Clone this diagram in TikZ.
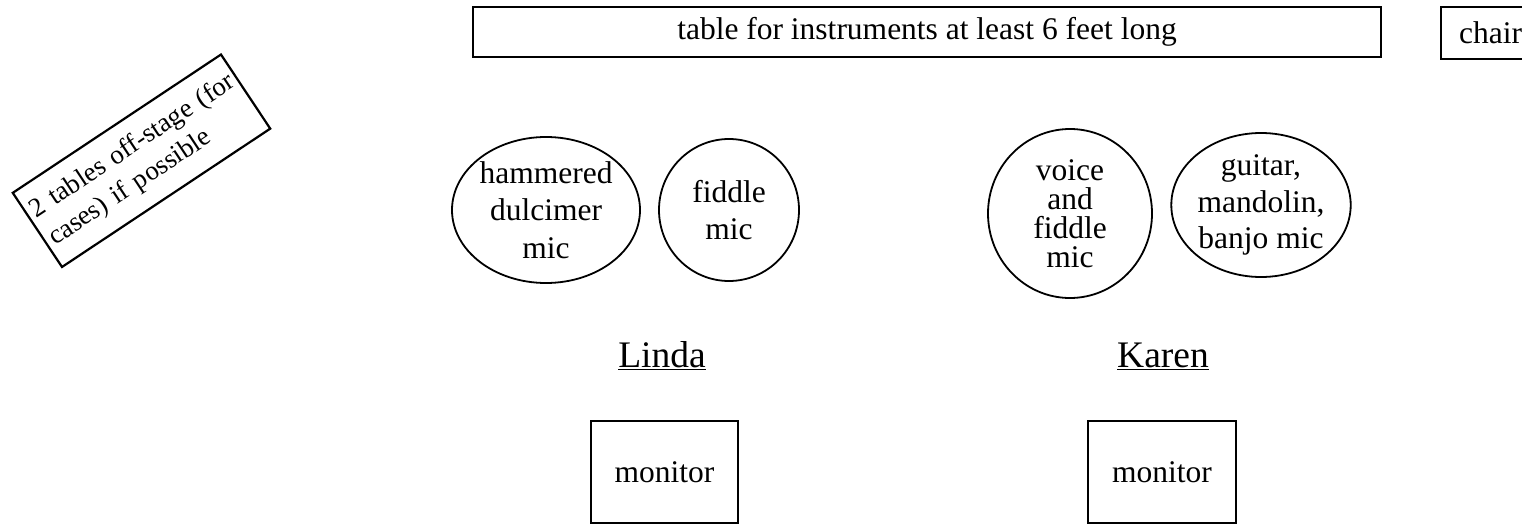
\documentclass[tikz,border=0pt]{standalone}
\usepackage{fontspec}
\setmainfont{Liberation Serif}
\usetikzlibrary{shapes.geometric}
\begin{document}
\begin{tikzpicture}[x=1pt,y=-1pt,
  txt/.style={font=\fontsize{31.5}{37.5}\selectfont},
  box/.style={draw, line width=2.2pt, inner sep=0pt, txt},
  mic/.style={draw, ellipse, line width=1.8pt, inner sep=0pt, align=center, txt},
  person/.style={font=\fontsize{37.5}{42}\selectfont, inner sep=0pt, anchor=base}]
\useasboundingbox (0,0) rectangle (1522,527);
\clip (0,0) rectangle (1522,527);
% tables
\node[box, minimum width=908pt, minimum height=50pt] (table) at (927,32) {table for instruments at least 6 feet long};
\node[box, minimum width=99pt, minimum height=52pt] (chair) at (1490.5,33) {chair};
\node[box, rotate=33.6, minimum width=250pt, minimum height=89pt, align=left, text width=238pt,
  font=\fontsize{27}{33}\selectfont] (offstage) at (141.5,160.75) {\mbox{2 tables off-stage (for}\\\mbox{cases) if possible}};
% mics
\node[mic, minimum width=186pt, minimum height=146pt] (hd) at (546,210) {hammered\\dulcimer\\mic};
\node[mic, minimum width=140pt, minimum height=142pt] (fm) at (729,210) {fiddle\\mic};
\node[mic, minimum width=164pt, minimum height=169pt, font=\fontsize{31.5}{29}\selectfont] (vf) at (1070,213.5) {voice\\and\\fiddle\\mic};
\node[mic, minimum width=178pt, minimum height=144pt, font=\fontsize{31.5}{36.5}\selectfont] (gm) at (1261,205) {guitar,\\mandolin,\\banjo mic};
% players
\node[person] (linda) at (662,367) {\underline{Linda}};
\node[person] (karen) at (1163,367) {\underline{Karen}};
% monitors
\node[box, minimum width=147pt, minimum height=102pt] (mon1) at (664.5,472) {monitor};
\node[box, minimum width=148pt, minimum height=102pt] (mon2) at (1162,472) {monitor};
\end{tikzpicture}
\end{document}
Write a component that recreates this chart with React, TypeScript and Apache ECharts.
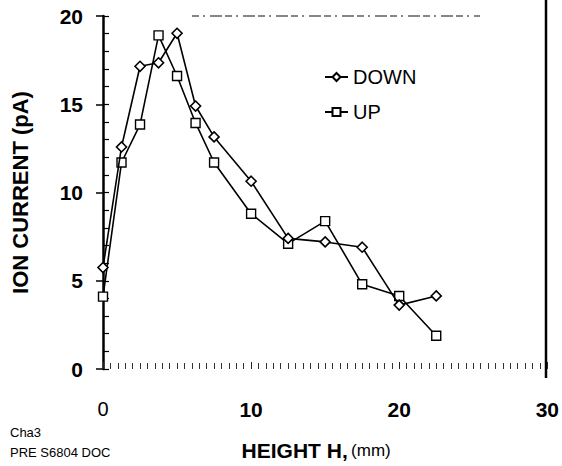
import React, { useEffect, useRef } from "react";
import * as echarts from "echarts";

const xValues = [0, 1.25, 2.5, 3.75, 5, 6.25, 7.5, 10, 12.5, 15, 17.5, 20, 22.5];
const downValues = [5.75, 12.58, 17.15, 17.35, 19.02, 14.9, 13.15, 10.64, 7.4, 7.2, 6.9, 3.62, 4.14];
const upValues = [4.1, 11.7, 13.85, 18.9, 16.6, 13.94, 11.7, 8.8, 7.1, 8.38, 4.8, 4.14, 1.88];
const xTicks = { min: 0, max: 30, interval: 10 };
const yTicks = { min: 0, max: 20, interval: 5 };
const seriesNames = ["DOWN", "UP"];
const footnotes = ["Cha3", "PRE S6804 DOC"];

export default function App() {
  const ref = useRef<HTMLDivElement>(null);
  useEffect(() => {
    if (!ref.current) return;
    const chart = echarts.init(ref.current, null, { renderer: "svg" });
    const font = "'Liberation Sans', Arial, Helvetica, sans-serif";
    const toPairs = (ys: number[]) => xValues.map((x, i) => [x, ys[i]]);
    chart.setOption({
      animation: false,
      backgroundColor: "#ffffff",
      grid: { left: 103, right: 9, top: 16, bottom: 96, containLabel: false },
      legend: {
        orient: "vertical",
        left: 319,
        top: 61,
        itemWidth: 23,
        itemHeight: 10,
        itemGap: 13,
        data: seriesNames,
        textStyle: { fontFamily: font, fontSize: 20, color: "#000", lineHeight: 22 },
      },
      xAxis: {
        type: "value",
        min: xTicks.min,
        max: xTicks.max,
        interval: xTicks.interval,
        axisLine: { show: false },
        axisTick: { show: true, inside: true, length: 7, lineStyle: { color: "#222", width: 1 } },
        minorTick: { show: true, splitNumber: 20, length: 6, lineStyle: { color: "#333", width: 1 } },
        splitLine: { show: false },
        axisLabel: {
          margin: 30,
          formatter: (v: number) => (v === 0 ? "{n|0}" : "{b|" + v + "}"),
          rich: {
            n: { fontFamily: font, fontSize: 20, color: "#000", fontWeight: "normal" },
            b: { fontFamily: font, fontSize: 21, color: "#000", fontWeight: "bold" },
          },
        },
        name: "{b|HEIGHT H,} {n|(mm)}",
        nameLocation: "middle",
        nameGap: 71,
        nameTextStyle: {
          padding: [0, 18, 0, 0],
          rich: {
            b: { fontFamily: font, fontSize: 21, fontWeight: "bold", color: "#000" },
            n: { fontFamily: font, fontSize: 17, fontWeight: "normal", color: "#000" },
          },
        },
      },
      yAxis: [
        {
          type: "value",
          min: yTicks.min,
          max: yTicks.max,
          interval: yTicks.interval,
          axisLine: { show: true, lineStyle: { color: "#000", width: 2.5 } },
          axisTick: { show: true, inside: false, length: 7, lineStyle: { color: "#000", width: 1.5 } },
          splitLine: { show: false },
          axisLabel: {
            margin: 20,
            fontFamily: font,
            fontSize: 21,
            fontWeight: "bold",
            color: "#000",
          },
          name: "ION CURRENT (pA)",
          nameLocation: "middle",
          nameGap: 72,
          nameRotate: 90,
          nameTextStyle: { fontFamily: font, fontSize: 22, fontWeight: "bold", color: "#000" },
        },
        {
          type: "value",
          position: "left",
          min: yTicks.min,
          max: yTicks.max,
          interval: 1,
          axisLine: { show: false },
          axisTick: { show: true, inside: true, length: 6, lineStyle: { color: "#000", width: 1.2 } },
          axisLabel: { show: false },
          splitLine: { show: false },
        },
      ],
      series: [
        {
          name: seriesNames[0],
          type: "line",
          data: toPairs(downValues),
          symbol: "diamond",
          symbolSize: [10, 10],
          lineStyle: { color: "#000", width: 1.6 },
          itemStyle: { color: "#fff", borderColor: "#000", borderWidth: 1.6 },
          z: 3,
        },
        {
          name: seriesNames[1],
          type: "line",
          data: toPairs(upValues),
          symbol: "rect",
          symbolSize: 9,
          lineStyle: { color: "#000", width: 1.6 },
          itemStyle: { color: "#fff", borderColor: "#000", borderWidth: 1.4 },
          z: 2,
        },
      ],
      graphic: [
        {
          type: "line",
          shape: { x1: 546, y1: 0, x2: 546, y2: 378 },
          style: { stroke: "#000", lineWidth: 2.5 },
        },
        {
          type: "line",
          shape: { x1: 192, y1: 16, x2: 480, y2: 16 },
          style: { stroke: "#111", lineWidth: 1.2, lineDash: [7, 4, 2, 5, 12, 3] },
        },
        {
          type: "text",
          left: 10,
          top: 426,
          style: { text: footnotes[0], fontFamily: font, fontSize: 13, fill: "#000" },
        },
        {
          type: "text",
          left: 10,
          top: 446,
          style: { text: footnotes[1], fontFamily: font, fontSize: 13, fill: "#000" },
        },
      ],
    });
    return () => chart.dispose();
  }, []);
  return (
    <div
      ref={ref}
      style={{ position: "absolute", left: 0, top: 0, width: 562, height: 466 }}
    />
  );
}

______________________________

EXERCISE OBJECTIVE: Please write out all of the material above without changing a word, and omit any pictures.

ANSWER TO THE PROBLEM:
Clone this diagram in TikZ.
\documentclass[tikz,border=0pt]{standalone}
\usepackage{fontspec}
\setmainfont{Liberation Serif}
\usetikzlibrary{shapes.geometric}
\begin{document}
\begin{tikzpicture}[x=1pt,y=-1pt,
  txt/.style={font=\fontsize{31.5}{37.5}\selectfont},
  box/.style={draw, line width=2.2pt, inner sep=0pt, txt},
  mic/.style={draw, ellipse, line width=1.8pt, inner sep=0pt, align=center, txt},
  person/.style={font=\fontsize{37.5}{42}\selectfont, inner sep=0pt, anchor=base}]
\useasboundingbox (0,0) rectangle (1522,527);
\clip (0,0) rectangle (1522,527);
% tables
\node[box, minimum width=908pt, minimum height=50pt] (table) at (927,32) {table for instruments at least 6 feet long};
\node[box, minimum width=99pt, minimum height=52pt] (chair) at (1490.5,33) {chair};
\node[box, rotate=33.6, minimum width=250pt, minimum height=89pt, align=left, text width=238pt,
  font=\fontsize{27}{33}\selectfont] (offstage) at (141.5,160.75) {\mbox{2 tables off-stage (for}\\\mbox{cases) if possible}};
% mics
\node[mic, minimum width=186pt, minimum height=146pt] (hd) at (546,210) {hammered\\dulcimer\\mic};
\node[mic, minimum width=140pt, minimum height=142pt] (fm) at (729,210) {fiddle\\mic};
\node[mic, minimum width=164pt, minimum height=169pt, font=\fontsize{31.5}{29}\selectfont] (vf) at (1070,213.5) {voice\\and\\fiddle\\mic};
\node[mic, minimum width=178pt, minimum height=144pt, font=\fontsize{31.5}{36.5}\selectfont] (gm) at (1261,205) {guitar,\\mandolin,\\banjo mic};
% players
\node[person] (linda) at (662,367) {\underline{Linda}};
\node[person] (karen) at (1163,367) {\underline{Karen}};
% monitors
\node[box, minimum width=147pt, minimum height=102pt] (mon1) at (664.5,472) {monitor};
\node[box, minimum width=148pt, minimum height=102pt] (mon2) at (1162,472) {monitor};
\end{tikzpicture}
\end{document}
Write a component that recreates this chart with React, TypeScript and Apache ECharts.
import React, { useEffect, useRef } from "react";
import * as echarts from "echarts";

const xValues = [0, 1.25, 2.5, 3.75, 5, 6.25, 7.5, 10, 12.5, 15, 17.5, 20, 22.5];
const downValues = [5.75, 12.58, 17.15, 17.35, 19.02, 14.9, 13.15, 10.64, 7.4, 7.2, 6.9, 3.62, 4.14];
const upValues = [4.1, 11.7, 13.85, 18.9, 16.6, 13.94, 11.7, 8.8, 7.1, 8.38, 4.8, 4.14, 1.88];
const xTicks = { min: 0, max: 30, interval: 10 };
const yTicks = { min: 0, max: 20, interval: 5 };
const seriesNames = ["DOWN", "UP"];
const footnotes = ["Cha3", "PRE S6804 DOC"];

export default function App() {
  const ref = useRef<HTMLDivElement>(null);
  useEffect(() => {
    if (!ref.current) return;
    const chart = echarts.init(ref.current, null, { renderer: "svg" });
    const font = "'Liberation Sans', Arial, Helvetica, sans-serif";
    const toPairs = (ys: number[]) => xValues.map((x, i) => [x, ys[i]]);
    chart.setOption({
      animation: false,
      backgroundColor: "#ffffff",
      grid: { left: 103, right: 9, top: 16, bottom: 96, containLabel: false },
      legend: {
        orient: "vertical",
        left: 319,
        top: 61,
        itemWidth: 23,
        itemHeight: 10,
        itemGap: 13,
        data: seriesNames,
        textStyle: { fontFamily: font, fontSize: 20, color: "#000", lineHeight: 22 },
      },
      xAxis: {
        type: "value",
        min: xTicks.min,
        max: xTicks.max,
        interval: xTicks.interval,
        axisLine: { show: false },
        axisTick: { show: true, inside: true, length: 7, lineStyle: { color: "#222", width: 1 } },
        minorTick: { show: true, splitNumber: 20, length: 6, lineStyle: { color: "#333", width: 1 } },
        splitLine: { show: false },
        axisLabel: {
          margin: 30,
          formatter: (v: number) => (v === 0 ? "{n|0}" : "{b|" + v + "}"),
          rich: {
            n: { fontFamily: font, fontSize: 20, color: "#000", fontWeight: "normal" },
            b: { fontFamily: font, fontSize: 21, color: "#000", fontWeight: "bold" },
          },
        },
        name: "{b|HEIGHT H,} {n|(mm)}",
        nameLocation: "middle",
        nameGap: 71,
        nameTextStyle: {
          padding: [0, 18, 0, 0],
          rich: {
            b: { fontFamily: font, fontSize: 21, fontWeight: "bold", color: "#000" },
            n: { fontFamily: font, fontSize: 17, fontWeight: "normal", color: "#000" },
          },
        },
      },
      yAxis: [
        {
          type: "value",
          min: yTicks.min,
          max: yTicks.max,
          interval: yTicks.interval,
          axisLine: { show: true, lineStyle: { color: "#000", width: 2.5 } },
          axisTick: { show: true, inside: false, length: 7, lineStyle: { color: "#000", width: 1.5 } },
          splitLine: { show: false },
          axisLabel: {
            margin: 20,
            fontFamily: font,
            fontSize: 21,
            fontWeight: "bold",
            color: "#000",
          },
          name: "ION CURRENT (pA)",
          nameLocation: "middle",
          nameGap: 72,
          nameRotate: 90,
          nameTextStyle: { fontFamily: font, fontSize: 22, fontWeight: "bold", color: "#000" },
        },
        {
          type: "value",
          position: "left",
          min: yTicks.min,
          max: yTicks.max,
          interval: 1,
          axisLine: { show: false },
          axisTick: { show: true, inside: true, length: 6, lineStyle: { color: "#000", width: 1.2 } },
          axisLabel: { show: false },
          splitLine: { show: false },
        },
      ],
      series: [
        {
          name: seriesNames[0],
          type: "line",
          data: toPairs(downValues),
          symbol: "diamond",
          symbolSize: [10, 10],
          lineStyle: { color: "#000", width: 1.6 },
          itemStyle: { color: "#fff", borderColor: "#000", borderWidth: 1.6 },
          z: 3,
        },
        {
          name: seriesNames[1],
          type: "line",
          data: toPairs(upValues),
          symbol: "rect",
          symbolSize: 9,
          lineStyle: { color: "#000", width: 1.6 },
          itemStyle: { color: "#fff", borderColor: "#000", borderWidth: 1.4 },
          z: 2,
        },
      ],
      graphic: [
        {
          type: "line",
          shape: { x1: 546, y1: 0, x2: 546, y2: 378 },
          style: { stroke: "#000", lineWidth: 2.5 },
        },
        {
          type: "line",
          shape: { x1: 192, y1: 16, x2: 480, y2: 16 },
          style: { stroke: "#111", lineWidth: 1.2, lineDash: [7, 4, 2, 5, 12, 3] },
        },
        {
          type: "text",
          left: 10,
          top: 426,
          style: { text: footnotes[0], fontFamily: font, fontSize: 13, fill: "#000" },
        },
        {
          type: "text",
          left: 10,
          top: 446,
          style: { text: footnotes[1], fontFamily: font, fontSize: 13, fill: "#000" },
        },
      ],
    });
    return () => chart.dispose();
  }, []);
  return (
    <div
      ref={ref}
      style={{ position: "absolute", left: 0, top: 0, width: 562, height: 466 }}
    />
  );
}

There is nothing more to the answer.